* **Aim**: Scan the data below for the string "chart". Show every line where it turns up.

* **Information provided**:
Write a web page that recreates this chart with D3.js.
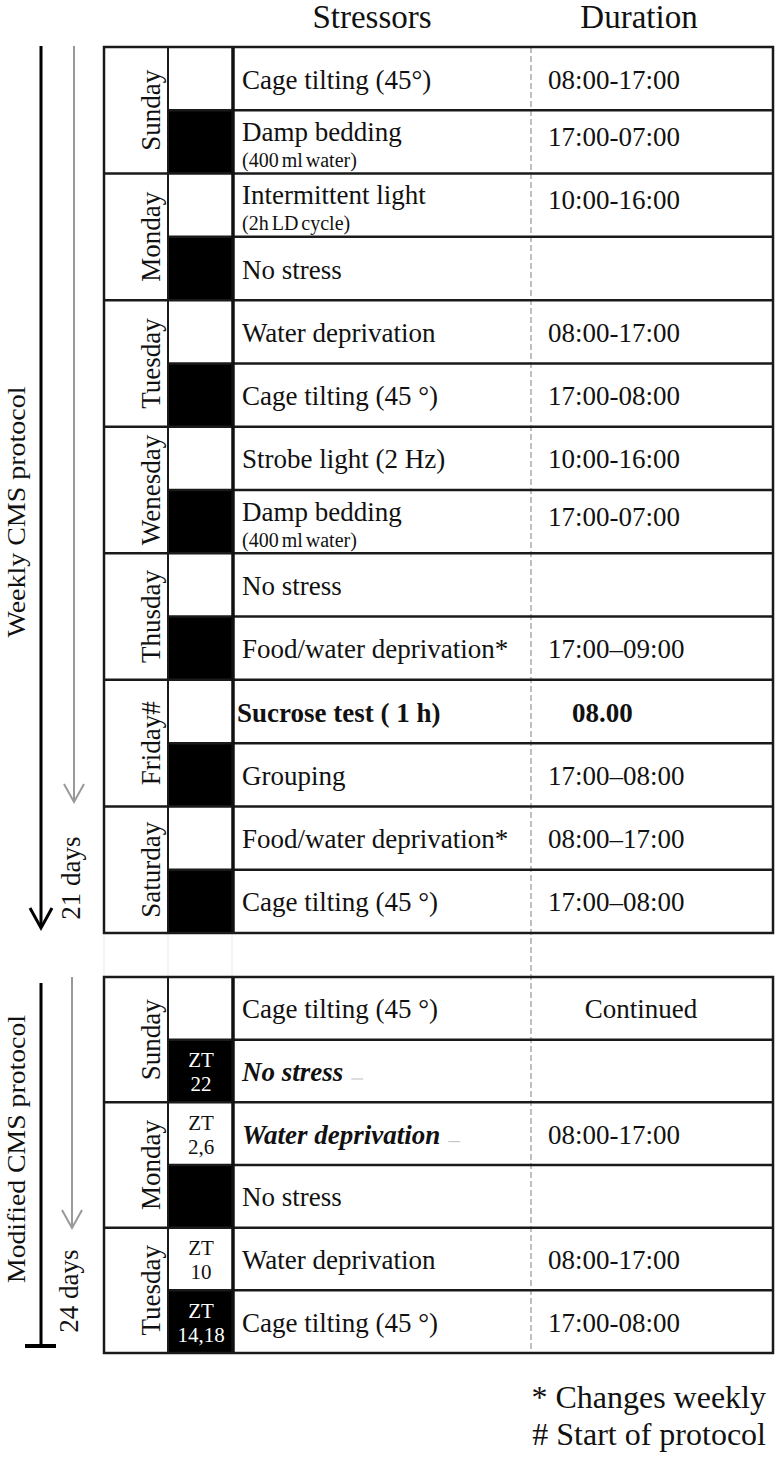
<!DOCTYPE html>
<html>
<head>
<meta charset="utf-8">
<script src="https://cdn.jsdelivr.net/npm/d3@7/dist/d3.min.js"></script>
<style>
html,body{margin:0;padding:0;background:#fff;}
svg{display:block;}
text{font-family:"Liberation Serif","Times New Roman",serif;fill:#111;}
</style>
</head>
<body>
<svg id="chart" width="776" height="1457"></svg>
<script>
// ---------- DATA ----------
const headers = ["Stressors", "Duration"];

const weeklyDays = ["Sunday","Monday","Tuesday","Wenesday","Thusday","Friday#","Saturday"];
const weeklyPhase = ["light","dark","light","dark","light","dark","light","dark","light","dark","light","dark","light","dark"];
const weeklyStressors = [
  "Cage tilting (45°)","Damp bedding",
  "Intermittent light","No stress",
  "Water deprivation","Cage tilting (45 °)",
  "Strobe light (2 Hz)","Damp bedding",
  "No stress","Food/water deprivation*",
  "Sucrose test ( 1 h)","Grouping",
  "Food/water deprivation*","Cage tilting (45 °)"
];
const weeklyNotes = ["","(400 ml water)","(2h LD cycle)","","","","","(400 ml water)","","","","","",""];
const weeklyDurations = [
  "08:00-17:00","17:00-07:00",
  "10:00-16:00","",
  "08:00-17:00","17:00-08:00",
  "10:00-16:00","17:00-07:00",
  "","17:00–09:00",
  "08.00","17:00–08:00",
  "08:00–17:00","17:00–08:00"
];
const weeklyEmphasis = ["","","","","","","","","","","bold","","",""];

const modifiedDays = ["Sunday","Monday","Tuesday"];
const modifiedPhase = ["light","dark","light","dark","light","dark"];
const modifiedZT = [[],["ZT","22"],["ZT","2,6"],[],["ZT","10"],["ZT","14,18"]];
const modifiedStressors = ["Cage tilting (45 °)","No stress","Water deprivation","No stress","Water deprivation","Cage tilting (45 °)"];
const modifiedDurations = ["Continued","","08:00-17:00","","08:00-17:00","17:00-08:00"];
const modifiedEmphasis = ["","bolditalic","bolditalic","","",""];

const sideLabels = ["Weekly CMS protocol","21 days","Modified CMS protocol","24 days"];
const footnotes = ["* Changes weekly","# Start of protocol"];

// ---------- LAYOUT ----------
const svg = d3.select("#chart");
const X = {left:104, day:168, shade:232, dash:531, right:773, stressText:242, durText:548};
const tables = [
  {days:weeklyDays, phase:weeklyPhase, zt:weeklyPhase.map(()=>[]), stress:weeklyStressors, notes:weeklyNotes, dur:weeklyDurations, emph:weeklyEmphasis, y0:47, y1:933},
  {days:modifiedDays, phase:modifiedPhase, zt:modifiedZT, stress:modifiedStressors, notes:modifiedPhase.map(()=>""), dur:modifiedDurations, emph:modifiedEmphasis, y0:977, y1:1353}
];

// headers
svg.append("text").attr("x",372).attr("y",28).attr("text-anchor","middle").style("font-size","33px").text(headers[0]);
svg.append("text").attr("x",639).attr("y",28).attr("text-anchor","middle").style("font-size","33px").text(headers[1]);

// faint column guides through the gap
[X.left, X.day, X.shade].forEach(x=>{
  svg.append("line").attr("x1",x).attr("x2",x).attr("y1",933).attr("y2",977).attr("stroke","#f0f0f0").attr("stroke-width",1.5);
});
// dashed separator
svg.append("line").attr("x1",X.dash).attr("x2",X.dash).attr("y1",47).attr("y2",1353)
  .attr("stroke","#aaa").attr("stroke-width",1.5).attr("stroke-dasharray","6,3");

tables.forEach(t=>{
  const half = d3.scaleBand().domain(d3.range(t.phase.length)).range([t.y0,t.y1]);
  const day = d3.scaleBand().domain(t.days).range([t.y0,t.y1]);
  const g = svg.append("g");

  // shade cells
  g.selectAll("rect.shade").data(t.phase).join("rect")
    .attr("x",X.day).attr("width",X.shade-X.day)
    .attr("y",(d,i)=>half(i)).attr("height",half.bandwidth())
    .attr("fill",d=>d==="dark"?"#000":"#fff");

  // horizontal lines in shade + stressor area
  g.selectAll("line.h").data(d3.range(1,t.phase.length)).join("line")
    .attr("x1",X.day).attr("x2",X.right)
    .attr("y1",i=>half(i)).attr("y2",i=>half(i))
    .attr("stroke","#1a1a1a").attr("stroke-width",2.5);
  // day boundaries
  g.selectAll("line.d").data(t.days.slice(1)).join("line")
    .attr("x1",X.left).attr("x2",X.day)
    .attr("y1",d=>day(d)).attr("y2",d=>day(d))
    .attr("stroke","#1a1a1a").attr("stroke-width",2.5);
  // verticals
  g.append("line").attr("x1",X.day).attr("x2",X.day).attr("y1",t.y0).attr("y2",t.y1).attr("stroke","#1a1a1a").attr("stroke-width",2);
  g.append("line").attr("x1",X.shade+1).attr("x2",X.shade+1).attr("y1",t.y0).attr("y2",t.y1).attr("stroke","#111").attr("stroke-width",3.5);
  // border
  g.append("rect").attr("x",X.left).attr("y",t.y0).attr("width",X.right-X.left).attr("height",t.y1-t.y0)
    .attr("fill","none").attr("stroke","#1a1a1a").attr("stroke-width",2.5);

  // day labels
  g.selectAll("text.day").data(t.days).join("text")
    .attr("transform",d=>`translate(160,${day(d)+day.bandwidth()/2}) rotate(-90)`)
    .attr("text-anchor","middle").style("font-size","27px").text(d=>d);

  // ZT labels
  t.zt.forEach((lines,i)=>{
    const cy = half(i)+half.bandwidth()/2;
    lines.forEach((s,k)=>{
      g.append("text").attr("x",(X.day+X.shade)/2+1).attr("y",cy-4+k*24)
        .attr("text-anchor","middle").style("font-size","21px")
        .style("fill",t.phase[i]==="dark"?"#fff":"#111").text(s);
    });
  });

  // stressors
  t.stress.forEach((s,i)=>{
    const cy = half(i)+half.bandwidth()/2;
    const hasNote = t.notes[i] !== "";
    const em = t.emph[i];
    const x0 = em==="bold" ? 237 : X.stressText;
    const tx = g.append("text")
      .attr("x", x0)
      .attr("y", hasNote ? cy-1 : cy+10)
      .style("font-size","27px")
      .style("font-weight", em ? "bold" : "normal")
      .style("font-style", em==="bolditalic" ? "italic" : "normal")
      .text(s);
    if (em==="bolditalic") {
      const w = tx.node().getComputedTextLength();
      g.append("line").attr("x1",x0+w+8).attr("x2",x0+w+20)
        .attr("y1",cy+8).attr("y2",cy+8).attr("stroke","#bbb").attr("stroke-width",1);
    }
    if (hasNote) {
      g.append("text").attr("x",X.stressText).attr("y",cy+25).style("font-size","20px")
        .style("word-spacing","-2px").text(t.notes[i]);
    }
  });

  // durations
  t.dur.forEach((s,i)=>{
    if (!s) return;
    const cy = half(i)+half.bandwidth()/2;
    const em = t.emph[i];
    const tx = g.append("text").attr("y", t.notes[i] ? cy+4 : cy+10).style("font-size","27px")
      .style("font-weight", em==="bold" ? "bold" : "normal").text(s);
    if (s==="Continued") tx.attr("x",641).attr("text-anchor","middle");
    else tx.attr("x", em==="bold" ? 572 : X.durText);
  });
});

// ---------- SIDE ANNOTATIONS ----------
const side = svg.append("g");
function chevron(x, y, hw, h, color, w){
  side.append("path").attr("d",`M${x-hw},${y-h} L${x},${y} L${x+hw},${y-h}`)
    .attr("fill","none").attr("stroke",color).attr("stroke-width",w);
}
// weekly
side.append("line").attr("x1",41).attr("x2",41).attr("y1",46).attr("y2",927).attr("stroke","#000").attr("stroke-width",3);
chevron(41,928,11,20,"#000",3);
side.append("line").attr("x1",74).attr("x2",74).attr("y1",46).attr("y2",801).attr("stroke","#999").attr("stroke-width",2);
chevron(74,802,10,18,"#999",2);
// modified
side.append("line").attr("x1",41).attr("x2",41).attr("y1",983).attr("y2",1346).attr("stroke","#000").attr("stroke-width",3);
side.append("line").attr("x1",25).attr("x2",56).attr("y1",1346).attr("y2",1346).attr("stroke","#000").attr("stroke-width",4);
side.append("line").attr("x1",72).attr("x2",72).attr("y1",977).attr("y2",1227).attr("stroke","#999").attr("stroke-width",2);
chevron(72,1228,10,18,"#999",2);

const sidePos = [[25,512],[80,878],[25,1149],[78,1291]];
const sideLen = [251,null,268,null];
sideLabels.forEach((s,i)=>{
  const t = side.append("text").attr("transform",`translate(${sidePos[i][0]},${sidePos[i][1]}) rotate(-90)`)
    .attr("text-anchor","middle").style("font-size", sideLen[i] ? "25px" : "27px").text(s);
  if (sideLen[i]) t.attr("textLength",sideLen[i]).attr("lengthAdjust","spacingAndGlyphs");
});

// footnotes
footnotes.forEach((s,i)=>{
  svg.append("text").attr("x",766).attr("y",1408+i*37).attr("text-anchor","end").style("font-size","32px").text(s);
});
</script>
</body>
</html>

* **Worked answer**:
Write a web page that recreates this chart with D3.js.
<svg id="chart" width="776" height="1457"></svg>
const svg = d3.select("#chart");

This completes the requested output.